Search code examples
ms-accessencodingcharacter-encodingrstudiorodbc

Handling Japanese characters in query to MS access database (in RStudio)


I would like to know how to handle Japanese characters in a query to a Microsoft Access database. I am trying to use a query selecting variable names written in Japanese using the function odbcQuery from RODBC package in R.

I am working with Windows. My version of RStudio is 1.1.383, and my version of Access is 14.0.7015.1000 (32-bit).

I think R understands the Japanese characters in my query, but when I try to actually carry out the query I get the following error message:

> query <- "SELECT [LOA-FTD_1_5_1_CALCULATE_LOA_query].月日 FROM [LOA-FTD_1_5_1_CALCULATE_LOA_query]"
> sqlQuery(channel,query)
[1] "42000 -3100 [Microsoft][ODBC Microsoft Access Driver] Syntax error in query expression '[LOA-FTD_1_5_1_CALCULATE_LOA_query].<U+6708><U+65E5>'."
[2] "[RODBC] ERROR: Could not SQLExecDirect 'SELECT [LOA-FTD_1_5_1_CALCULATE_LOA_query].<U+6708><U+65E5> FROM [LOA-FTD_1_5_1_CALCULATE_LOA_query]'"

Here, 月日 was converted into U+6708 and U+65E5 in the error message.
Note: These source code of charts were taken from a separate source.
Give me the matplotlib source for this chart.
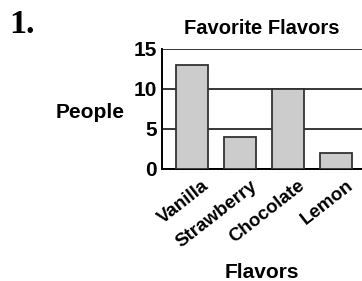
import matplotlib.pyplot as plt
from matplotlib.transforms import ScaledTranslation

flavors = ["Vanilla", "Strawberry", "Chocolate", "Lemon"]
people = [13, 4, 10, 2]
y_ticks = [0, 5, 10, 15]

plt.rcParams["font.family"] = ["Liberation Sans", "DejaVu Sans"]

W, H = 362, 281
fig = plt.figure(figsize=(W / 100, H / 100), dpi=100)
# axes box in pixels: left 162, top 49, bottom 169, runs off the right edge
ax = fig.add_axes([162 / W, 1 - 169 / H, 1 - 162 / W, 120 / H])

x = range(len(flavors))
ax.bar(x, people, width=0.667, color="#cccccc", edgecolor="#333333", linewidth=1.3, zorder=3)

ax.set_ylim(0, 15)
ax.set_xlim(-0.625, -0.625 + (W - 162) / 48)
ax.set_yticks(y_ticks)
ax.set_yticklabels([str(t) for t in y_ticks], fontsize=15, fontweight="bold")
ax.yaxis.grid(True, color="black", linewidth=1.1, zorder=0)
ax.tick_params(axis="y", length=0, pad=3.5)
ax.tick_params(axis="x", length=0, pad=6)

ax.set_xticks(list(x))
ax.set_xticklabels(flavors, rotation=38, ha="right", va="top", rotation_mode="anchor",
                   fontsize=13.5, fontweight="bold")
shift = ScaledTranslation(7 / 72, 0, fig.dpi_scale_trans)
for lbl in ax.get_xticklabels():
    lbl.set_transform(lbl.get_transform() + shift)

for side in ["top", "right"]:
    ax.spines[side].set_visible(False)
ax.spines["left"].set_linewidth(1.4)
ax.spines["bottom"].set_linewidth(1.4)

def px(xp, yp):
    return xp / W, 1 - yp / H

fig.text(*px(262, 34), "Favorite Flavors", fontsize=14.5, fontweight="bold",
         ha="center", va="baseline")
fig.text(*px(262, 278), "Flavors", fontsize=15, fontweight="bold",
         ha="center", va="baseline")
fig.text(*px(125, 118), "People", fontsize=15, fontweight="bold",
         ha="right", va="baseline")
fig.text(*px(9, 33), "1.", family=["Liberation Serif"], fontsize=24.5,
         fontweight="bold", va="baseline")

fig.savefig("out.png", dpi=100)
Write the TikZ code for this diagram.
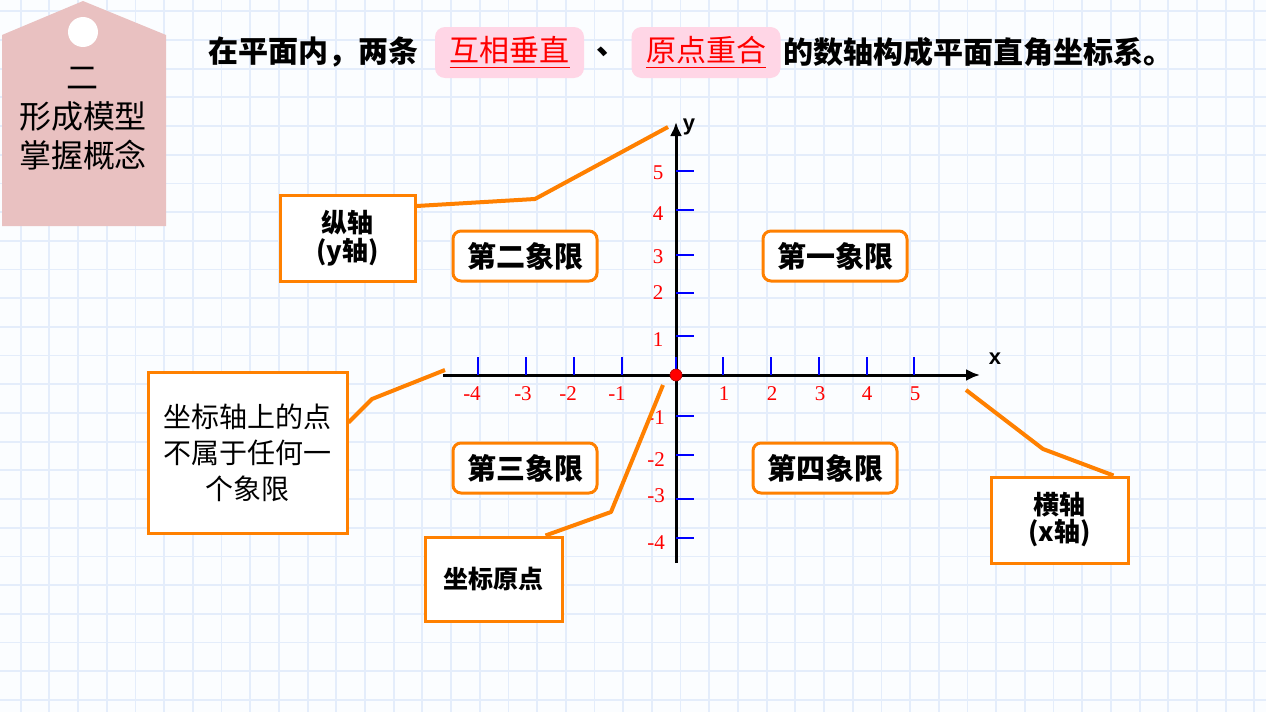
\documentclass[tikz,border=0pt]{standalone}
\usepackage{fontspec}
\setmainfont{Noto Sans CJK SC}
\newfontfamily\zahlfont{Liberation Serif}
\newfontfamily\achsfont{Liberation Sans}
\usetikzlibrary{arrows.meta}
\definecolor{hintergrund}{RGB}{251,253,255}
\definecolor{gitterblau}{RGB}{228,237,251}
\definecolor{etikett}{RGB}{233,193,193}
\definecolor{rosa}{RGB}{255,214,230}
\definecolor{orange}{RGB}{255,128,0}
\begin{document}
\begin{tikzpicture}[x=0.5pt,y=-0.5pt,
	gitter/.style={gitterblau, line width=0.9pt},
	quadrant/.style={draw=orange, line width=1.5pt, fill=white, rounded corners=4pt, minimum width=72pt, minimum height=25pt, inner sep=0pt, font=\fontsize{14.5}{16}\selectfont\bfseries},
	hinweis/.style={draw=orange, line width=1.5pt, fill=white, align=center, inner sep=0pt},
	zeiger/.style={orange, line width=2pt, line join=round},
	achse/.style={line width=1.5pt, -{Latex[length=7pt,width=6pt]}},
	strich/.style={blue, line width=1pt},
	zahl/.style={red, inner sep=0pt, font=\zahlfont\fontsize{10.5}{12}\selectfont},
	markiert/.style={fill=rosa, rounded corners=5pt, minimum width=74.5pt, minimum height=25.5pt, inner sep=0pt, text=red, font=\fontsize{15}{18}\selectfont},
	titel/.style={inner sep=0pt, font=\fontsize{15}{18}\selectfont\bfseries}]
	\useasboundingbox (0,0) rectangle (1266,712);
	\fill[hintergrund] (0,0) rectangle (1266,712);
	
	%Karopapier
	\foreach \i in {0,...,43} \draw[gitter] ({20.7+28.69*\i},0) -- ({20.7+28.69*\i},712);
	\foreach \j in {0,...,24} \draw[gitter] (0,{11.3+28.69*\j}) -- (1266,{11.3+28.69*\j});
	
	%Etikett links oben
	\fill[etikett] (2,35) -- (83,1) -- (166,35) -- (166,226) -- (2,226) -- cycle;
	\fill[white] (83,32) circle (7.5pt);
	\node[align=center, inner sep=0pt, font=\fontsize{16}{19.5}\selectfont] (etikett) at (83,119) {二\\形成模型\\掌握概念};
	
	%Ueberschrift
	\node[titel, anchor=west] (satzA) at (208,52) {在平面内，两条};
	\node[markiert] (senkrecht) at (509.5,52.5) {\underline{互相垂直}};
	\node[titel, anchor=west] (komma) at (596,52) {、};
	\node[markiert] (ursprung) at (706,52.5) {\underline{原点重合}};
	\node[titel, anchor=west] (satzB) at (783,52) {的数轴构成平面直角坐标系。};
	
	%Achsen
	\coordinate (xl) at (443,375);
	\coordinate (xr) at (980,375);
	\coordinate (yu) at (676,563);
	\coordinate (yo) at (676,122);
	\draw[achse] (xl) -- (xr);
	\draw[achse] (yu) -- (yo);
	\node[inner sep=0pt, font=\achsfont\fontsize{11}{12}\selectfont\bfseries] (xname) at (995,359) {x};
	\node[inner sep=0pt, font=\achsfont\fontsize{11}{12}\selectfont\bfseries] (yname) at (689,127) {y};
	
	%Teilstriche x
	\foreach \t/\l/\n in {478/472/-4, 526/523/-3, 574/568/-2, 622/617/-1, 723/724/1, 771/772/2, 819/820/3, 867/867/4, 914/915/5}{
		\draw[strich] (\t,375) -- (\t,357);
		\node[zahl] at (\l,394) {\n};
	}
	\draw[strich] (676,375) -- (676,357);
	%Teilstriche y
	\foreach \t/\l/\n in {171/173/5, 210/214/4, 255/257/3, 293/293/2, 336/340/1, 416/418/-1, 455/460/-2, 499/496/-3, 538/543/-4}{
		\draw[strich] (676,\t) -- (694,\t);
		\node[zahl, anchor=center] at ({\n<0 ? 656 : 658},\l) {\n};
	}
	\node[circle, fill=red, draw=red!70!black, line width=0.3pt, minimum size=6pt, inner sep=0pt] (O) at (676,375) {};
	
	%Quadranten
	\node[quadrant] (q1) at (835,256) {第一象限};
	\node[quadrant] (q2) at (525,256) {第二象限};
	\node[quadrant] (q3) at (525,468) {第三象限};
	\node[quadrant] (q4) at (825,468) {第四象限};
	
	%Hinweise
	\node[hinweis, minimum width=67.5pt, minimum height=43pt, font=\fontsize{13}{14}\selectfont\bfseries] (ykasten) at (347.5,238) {纵轴\\(y轴)};
	\node[hinweis, minimum width=99.5pt, minimum height=80.5pt, font=\fontsize{14}{18}\selectfont] (punktkasten) at (247.5,452.5) {坐标轴上的点\\不属于任何一\\个象限};
	\node[hinweis, minimum width=68.5pt, minimum height=42pt, font=\fontsize{12.5}{14}\selectfont\bfseries] (okasten) at (493.5,579) {坐标原点};
	\node[hinweis, minimum width=68.5pt, minimum height=43pt, font=\fontsize{13}{13.5}\selectfont\bfseries] (xkasten) at (1059.5,520) {横轴\\(x轴)};
	
	\coordinate (yknick) at (535,199);
	\coordinate (yspitze) at (668,127);
	\coordinate (pknick) at (372,399);
	\coordinate (pspitze) at (445,370);
	\coordinate (oknick) at (611,512);
	\coordinate (ospitze) at (663,385);
	\coordinate (xspitze) at (966,390);
	\coordinate (xknick) at (1043,449);
	\draw[zeiger] ([yshift=16pt]ykasten.east) -- (yknick) -- (yspitze);
	\draw[zeiger] ([yshift=15pt]punktkasten.east) -- (pknick) -- (pspitze);
	\draw[zeiger] ([xshift=26pt]okasten.north) -- (oknick) -- (ospitze);
	\draw[zeiger] (xspitze) -- (xknick) -- ([xshift=27pt]xkasten.north);
\end{tikzpicture}
\end{document}
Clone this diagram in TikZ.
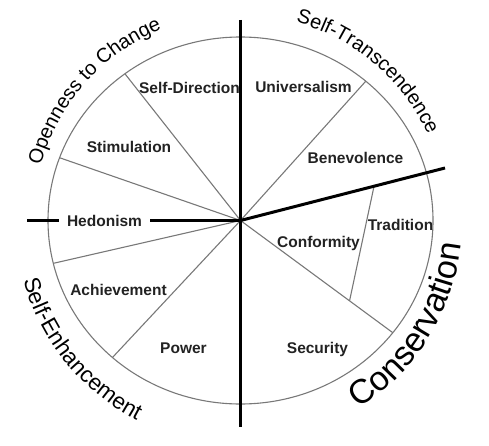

These are the UTF-8 codes for the two characters, so I guess the string is sent encoded in UTF-8 to MS Access, but MS Access is then unable to read it? Is MS Access even part of the process of carrying out the query?

So it must be an encoding issue, where RStudio and MS Access do not understand each other. When I looked at similar issues with Japanese characters, the problem was usually to display values in a table. Here the variable names are in Japanese, so the query does not work at all.

I am quite lost, so I am open to any idea or remark.

Thank you.


Solution

  • I found an answer that works for me in this post.

    The trick (at least in my case) was to set locale to Japanese_Japan.932 before any data importing. Here is the code for this command:

    Sys.setlocale("LC_ALL", locale = "Japanese_Japan.932")
    

    Then I imported my data from Access without having to change encoding, and the Japanese characters are displayed correctly in the resulting data frame. Moreover, this allows Japanese characters in the query to be understood.